Highlights
- Australia’s resources sector adds over $394 billion to government revenue.
- Iron ore and gold help offset challenges in lithium and nickel markets.
- WA leads with massive royalty-driven clean energy investments.
Australia's mineral-rich landscape continues to deliver powerful economic returns, with the resources sector contributing an impressive $394.6 billion in tax and royalty revenues to the federal government. As global economic challenges persist, the sector remains a vital pillar of Australia's growth story, significantly shaping the trajectory of many leading ASX200 stocks.
Strong Fiscal Backbone
A recent analysis commissioned by the Minerals Council of Australia (MCA) revealed that in FY2023–24 alone, mining and resources companies paid a combined $59.4 billion in taxes and royalties. This includes $32.5 billion in company tax and $26.9 billion in royalty payments. These funds have become essential for national priorities such as education, infrastructure, and healthcare.

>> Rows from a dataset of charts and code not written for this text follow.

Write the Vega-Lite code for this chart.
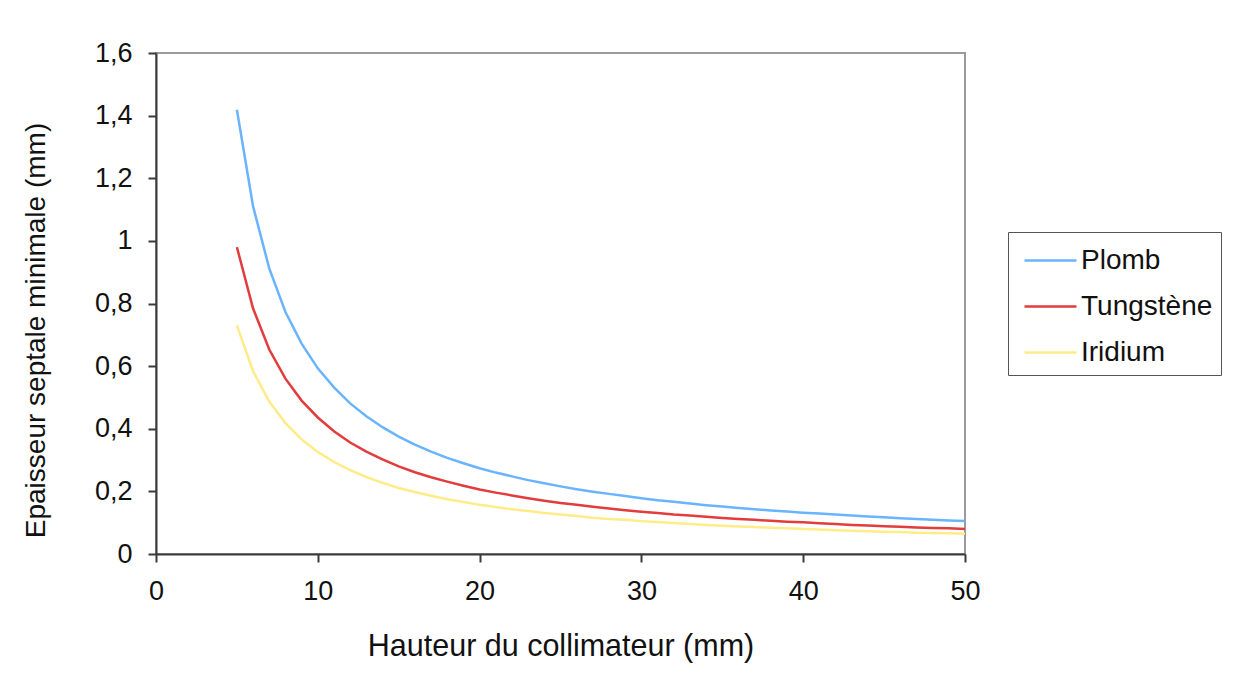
{
  "$schema": "https://vega.github.io/schema/vega-lite/v6.json",
  "width": 809,
  "height": 501,
  "autosize": "none",
  "padding": {"left": 156, "top": 53, "right": 274, "bottom": 137},
  "background": "white",
  "config": {
    "font": "Liberation Sans",
    "view": {"stroke": "#9a9a9a", "strokeWidth": 2},
    "axis": {
      "grid": false,
      "domainColor": "#3a3a3a",
      "domainWidth": 2,
      "tickColor": "#3a3a3a",
      "tickWidth": 2,
      "tickSize": 8,
      "labelFlush": false,
      "labelFont": "Liberation Sans",
      "labelFontSize": 27,
      "labelColor": "#111",
      "titleFont": "Liberation Sans",
      "titleFontWeight": "normal",
      "titleColor": "#111"
    }
  },
  "data": {
    "values": [
      {"h": 5, "Plomb": 1.419, "Tungstène": 0.980, "Iridium": 0.730},
      {"h": 6, "Plomb": 1.110, "Tungstène": 0.784, "Iridium": 0.584},
      {"h": 7, "Plomb": 0.912, "Tungstène": 0.653, "Iridium": 0.487},
      {"h": 8, "Plomb": 0.773, "Tungstène": 0.560, "Iridium": 0.418},
      {"h": 9, "Plomb": 0.672, "Tungstène": 0.490, "Iridium": 0.366},
      {"h": 10, "Plomb": 0.593, "Tungstène": 0.436, "Iridium": 0.326},
      {"h": 11, "Plomb": 0.532, "Tungstène": 0.392, "Iridium": 0.294},
      {"h": 12, "Plomb": 0.481, "Tungstène": 0.356, "Iridium": 0.268},
      {"h": 13, "Plomb": 0.440, "Tungstène": 0.327, "Iridium": 0.246},
      {"h": 14, "Plomb": 0.405, "Tungstène": 0.302, "Iridium": 0.227},
      {"h": 15, "Plomb": 0.375, "Tungstène": 0.280, "Iridium": 0.211},
      {"h": 16, "Plomb": 0.349, "Tungstène": 0.261, "Iridium": 0.198},
      {"h": 17, "Plomb": 0.327, "Tungstène": 0.245, "Iridium": 0.186},
      {"h": 18, "Plomb": 0.307, "Tungstène": 0.231, "Iridium": 0.175},
      {"h": 19, "Plomb": 0.290, "Tungstène": 0.218, "Iridium": 0.166},
      {"h": 20, "Plomb": 0.274, "Tungstène": 0.206, "Iridium": 0.157},
      {"h": 21, "Plomb": 0.260, "Tungstène": 0.196, "Iridium": 0.150},
      {"h": 22, "Plomb": 0.248, "Tungstène": 0.187, "Iridium": 0.143},
      {"h": 23, "Plomb": 0.236, "Tungstène": 0.178, "Iridium": 0.137},
      {"h": 24, "Plomb": 0.226, "Tungstène": 0.170, "Iridium": 0.131},
      {"h": 25, "Plomb": 0.216, "Tungstène": 0.163, "Iridium": 0.126},
      {"h": 26, "Plomb": 0.207, "Tungstène": 0.157, "Iridium": 0.121},
      {"h": 27, "Plomb": 0.199, "Tungstène": 0.151, "Iridium": 0.116},
      {"h": 28, "Plomb": 0.192, "Tungstène": 0.145, "Iridium": 0.112},
      {"h": 29, "Plomb": 0.185, "Tungstène": 0.140, "Iridium": 0.109},
      {"h": 30, "Plomb": 0.178, "Tungstène": 0.135, "Iridium": 0.105},
      {"h": 31, "Plomb": 0.172, "Tungstène": 0.131, "Iridium": 0.102},
      {"h": 32, "Plomb": 0.167, "Tungstène": 0.126, "Iridium": 0.099},
      {"h": 33, "Plomb": 0.161, "Tungstène": 0.123, "Iridium": 0.096},
      {"h": 34, "Plomb": 0.156, "Tungstène": 0.119, "Iridium": 0.093},
      {"h": 35, "Plomb": 0.152, "Tungstène": 0.115, "Iridium": 0.090},
      {"h": 36, "Plomb": 0.147, "Tungstène": 0.112, "Iridium": 0.088},
      {"h": 37, "Plomb": 0.143, "Tungstène": 0.109, "Iridium": 0.086},
      {"h": 38, "Plomb": 0.139, "Tungstène": 0.106, "Iridium": 0.084},
      {"h": 39, "Plomb": 0.136, "Tungstène": 0.103, "Iridium": 0.082},
      {"h": 40, "Plomb": 0.132, "Tungstène": 0.101, "Iridium": 0.080},
      {"h": 41, "Plomb": 0.129, "Tungstène": 0.098, "Iridium": 0.078},
      {"h": 42, "Plomb": 0.126, "Tungstène": 0.096, "Iridium": 0.076},
      {"h": 43, "Plomb": 0.123, "Tungstène": 0.093, "Iridium": 0.074},
      {"h": 44, "Plomb": 0.120, "Tungstène": 0.091, "Iridium": 0.073},
      {"h": 45, "Plomb": 0.117, "Tungstène": 0.089, "Iridium": 0.071},
      {"h": 46, "Plomb": 0.114, "Tungstène": 0.087, "Iridium": 0.070},
      {"h": 47, "Plomb": 0.112, "Tungstène": 0.085, "Iridium": 0.068},
      {"h": 48, "Plomb": 0.109, "Tungstène": 0.083, "Iridium": 0.067},
      {"h": 49, "Plomb": 0.107, "Tungstène": 0.082, "Iridium": 0.066},
      {"h": 50, "Plomb": 0.105, "Tungstène": 0.080, "Iridium": 0.065}
    ]
  },
  "transform": [
    {"fold": ["Plomb", "Tungstène", "Iridium"], "as": ["metal", "e"]}
  ],
  "mark": {"type": "line", "strokeWidth": 2.5},
  "encoding": {
    "x": {
      "field": "h",
      "type": "quantitative",
      "scale": {"domain": [0, 50], "nice": false},
      "axis": {
        "values": [0, 10, 20, 30, 40, 50],
        "title": "Hauteur du collimateur (mm)",
        "titleFontSize": 30.5,
        "labelPadding": 16,
        "titlePadding": 27
      }
    },
    "y": {
      "field": "e",
      "type": "quantitative",
      "scale": {"domain": [0, 1.6], "nice": false},
      "axis": {
        "values": [0, 0.2, 0.4, 0.6, 0.8, 1, 1.2, 1.4, 1.6],
        "labelExpr": "replace(format(datum.value, '~g'), '.', ',')",
        "title": "Epaisseur septale minimale (mm)",
        "titleFontSize": 28,
        "titleY": 277,
        "labelPadding": 16,
        "titlePadding": 44
      }
    },
    "color": {
      "field": "metal",
      "type": "nominal",
      "sort": ["Plomb", "Tungstène", "Iridium"],
      "scale": {
        "domain": ["Plomb", "Tungstène", "Iridium"],
        "range": ["#6ab4ff", "#e23c3c", "#ffec88"]
      },
      "legend": {
        "title": null,
        "orient": "none",
        "legendX": 852,
        "legendY": 179,
        "strokeColor": "#555",
        "padding": 8,
        "symbolType": "M-0.632,0H2.105",
        "symbolSize": 1444,
        "symbolStrokeWidth": 2.5,
        "labelFontSize": 28,
        "labelFont": "Liberation Sans",
        "labelColor": "#111",
        "labelOffset": 24,
        "rowPadding": 11
      }
    }
  }
}
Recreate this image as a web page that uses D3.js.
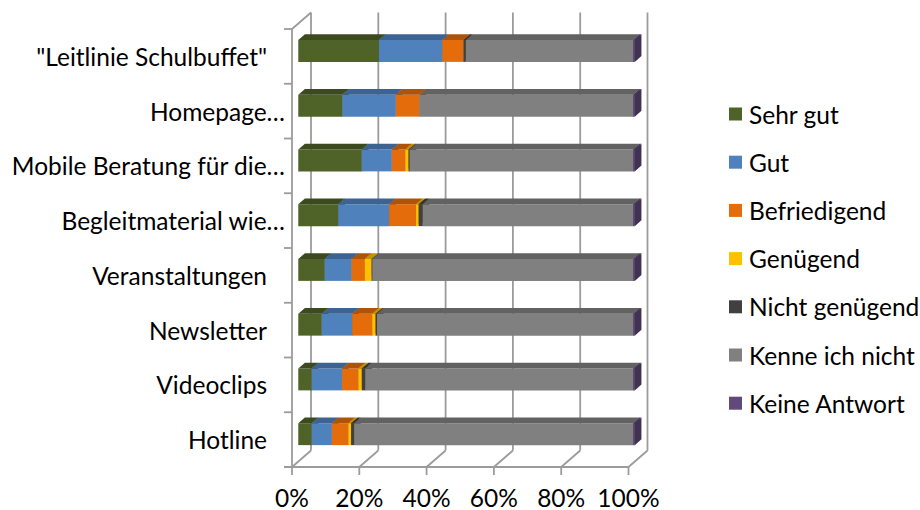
<!DOCTYPE html>
<html>
<head>
<meta charset="utf-8">
<script src="https://cdn.jsdelivr.net/npm/d3@7"></script>
<style>
  html, body { margin: 0; padding: 0; background: #fff; }
  svg { display: block; font-family: Lato, "Open Sans", sans-serif; }
</style>
</head>
<body>
<svg id="chart" width="920" height="510"></svg>
<script>
// Categories, listed top to bottom
const categories = [
  "\"Leitlinie Schulbuffet\"",
  "Homepage…",
  "Mobile Beratung für die…",
  "Begleitmaterial wie…",
  "Veranstaltungen",
  "Newsletter",
  "Videoclips",
  "Hotline"
];

const seriesNames = ["Sehr gut", "Gut", "Befriedigend", "Genügend", "Nicht genügend", "Kenne ich nicht", "Keine Antwort"];
const seriesColors = ["#4F6228", "#4F81BD", "#E46C0A", "#FFC000", "#404040", "#808080", "#604A7B"];

// Shares in percent, one value per category (same order as categories)
const sehrGut      = [24.0, 13.1, 18.9, 11.9,  7.9,  7.0,  4.0,  4.0];
const gut          = [18.8, 15.9,  8.9, 15.1,  7.9,  9.0,  9.0,  6.0];
const befriedigend = [ 6.3,  7.0,  4.0,  8.0,  4.0,  6.0,  4.9,  4.9];
const genuegend    = [ 0.0,  0.0,  1.0,  0.8,  2.0,  1.0,  1.0,  0.8];
const nichtGenuegend = [0.7, 0.0,  0.3,  1.2,  0.2,  0.4,  1.0,  0.9];
const kenneIchNicht  = [49.7, 63.5, 66.4, 62.5, 77.5, 76.1, 79.6, 82.9];
const keineAntwort   = [0.5,  0.5,  0.5,  0.5,  0.5,  0.5,  0.5,  0.5];

const xTicks = [0, 20, 40, 60, 80, 100];
const xTickLabels = ["0%", "20%", "40%", "60%", "80%", "100%"];

const seriesValues = [sehrGut, gut, befriedigend, genuegend, nichtGenuegend, kenneIchNicht, keineAntwort];

const svg = d3.select("#chart");

// Front plane of the 3D box and its depth offset
const x = d3.scaleLinear().domain([0, 100]).range([292, 628.5]);
const y = d3.scaleBand().domain(categories).range([29, 467]).paddingInner(0.6).paddingOuter(0.3);
const DX = 19, DY = -16.5;              // full depth offset (back wall)
const Z0 = 0.33, Z1 = 0.68;             // bar depth span
const proj = (xv, yp, z) => [x(xv) + z * DX, yp + z * DY];

const wallColor = "#9B9B9B";
const walls = svg.append("g").attr("fill", "none").attr("stroke", wallColor).attr("stroke-width", 1.8);

const yTop = y.range()[0], yBot = y.range()[1];
const step = y.step();

// Back-wall gridlines
xTicks.forEach(v => {
  const [bx, by0] = proj(v, yTop, 1);
  const [, by1] = proj(v, yBot, 1);
  walls.append("line").attr("x1", bx).attr("x2", bx).attr("y1", by0).attr("y2", by1);
  // floor diagonal
  walls.append("line").attr("x1", x(v)).attr("y1", yBot).attr("x2", bx).attr("y2", by1);
  // tick below the floor
  walls.append("line").attr("x1", x(v)).attr("x2", x(v)).attr("y1", yBot).attr("y2", yBot + 8);
});

// Floor front edge
walls.append("line").attr("x1", x(0) - 8).attr("x2", x(100)).attr("y1", yBot).attr("y2", yBot);
// Left wall front edge and its top edge
walls.append("line").attr("x1", x(0)).attr("x2", x(0)).attr("y1", yTop).attr("y2", yBot);
const [tlx, tly] = proj(0, yTop, 1);
walls.append("line").attr("x1", x(0)).attr("y1", yTop).attr("x2", tlx).attr("y2", tly);
// Category ticks
d3.range(categories.length + 1).forEach(i => {
  const yy = yTop + i * step;
  walls.append("line").attr("x1", x(0) - 8).attr("x2", x(0)).attr("y1", yy).attr("y2", yy);
});

// Stacked 3D bars
const bars = svg.append("g");
const poly = pts => pts.map(p => p.join(",")).join(" ");
categories.forEach((cat, ci) => {
  const yb0 = y(cat), yb1 = y(cat) + y.bandwidth();
  let acc = 0;
  seriesValues.forEach((vals, si) => {
    const v = vals[ci];
    if (v <= 0) return;
    const a = acc, b = acc + v;
    acc = b;
    const col = d3.color(seriesColors[si]);
    const topCol = col.darker(0.75).formatHex();
    const sideCol = col.darker(1.1).formatHex();
    const f = (xv, yy) => proj(xv, yy, Z0);
    const k = (xv, yy) => proj(xv, yy, Z1);
    // front face
    bars.append("polygon").attr("fill", col.formatHex())
      .attr("points", poly([f(a, yb0), f(b, yb0), f(b, yb1), f(a, yb1)]));
    // top face
    bars.append("polygon").attr("fill", topCol)
      .attr("points", poly([f(a, yb0), f(b, yb0), k(b, yb0), k(a, yb0)]));
    // right side face
    bars.append("polygon").attr("fill", sideCol)
      .attr("points", poly([f(b, yb0), k(b, yb0), k(b, yb1), f(b, yb1)]));
  });
});

// Category labels
const labels = svg.append("g").attr("font-size", 24.5).attr("fill", "#000");
categories.forEach(cat => {
  const truncated = cat.endsWith("…");
  labels.append("text")
    .attr("x", truncated ? 285 : 267)
    .attr("y", y(cat) + y.bandwidth() / 2)
    .attr("text-anchor", "end")
    .attr("dominant-baseline", "central")
    .text(cat);
});

// Value axis labels
xTicks.forEach((v, i) => {
  labels.append("text")
    .attr("x", x(v))
    .attr("y", 497)
    .attr("text-anchor", "middle")
    .attr("dominant-baseline", "central")
    .text(xTickLabels[i]);
});

// Legend
const legend = svg.append("g").attr("font-size", 24.5);
seriesNames.forEach((name, i) => {
  const cy = 114 + i * 48.2;
  legend.append("rect").attr("x", 729).attr("y", cy - 6.5).attr("width", 13).attr("height", 13)
    .attr("fill", seriesColors[i]);
  legend.append("text").attr("x", 749).attr("y", cy).attr("dominant-baseline", "central")
    .attr("fill", "#000").text(name);
});
</script>
</body>
</html>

Despite commodity markets moving past their recent peaks, industry revenues remain well above historical norms. The resilience of the sector continues to reinforce its pivotal role in the national economy and highlights the importance of maintaining competitive and productive conditions for future growth.
The Productivity Imperative
However, the report warns that this robust contribution is not guaranteed. Increasing global competition and domestic cost pressures present significant headwinds. According to the Centre for International Economics, a 1% annual rise in labour productivity could unlock an additional $290 billion in economic growth by 2030, potentially boosting household consumption by $11,700.
To sustain momentum, the sector is urging for regulatory reforms and modern workplace laws that nurture innovation and enterprise productivity. Efficiency gains are now seen as the key to preserving the value delivered by Australia’s resource-rich industries.
Western Australia at the Forefront
Western Australia continues to dominate in royalty contributions, with the 2025–26 WA Budget projecting $10.5 billion in resource-based revenue. Over the past seven years, WA’s royalties have amounted to $77.8 billion, with much of this supported by stable iron ore prices and record-breaking gold valuations. This has helped balance the challenges faced by lithium and nickel producers such as IGO Ltd (ASX:IGO) and Liontown Resources (ASX:LTR).
These revenues are also fueling future-forward investments. For instance, $584 million has been committed to the Clean Energy Link North – a major transmission project critical to decarbonising WA’s power grid. Companies like Fortescue Metals Group (ASX:FMG) and BHP Group (ASX:BHP), both integral to the ASX200 index, are at the centre of these transformative initiatives.
The enduring strength of Australia’s minerals sector reaffirms its foundational role in both economic stability and future-focused initiatives. As the world shifts towards cleaner energy and digital infrastructure, the sector’s evolution will remain closely tied to the performance of key ASX200 players.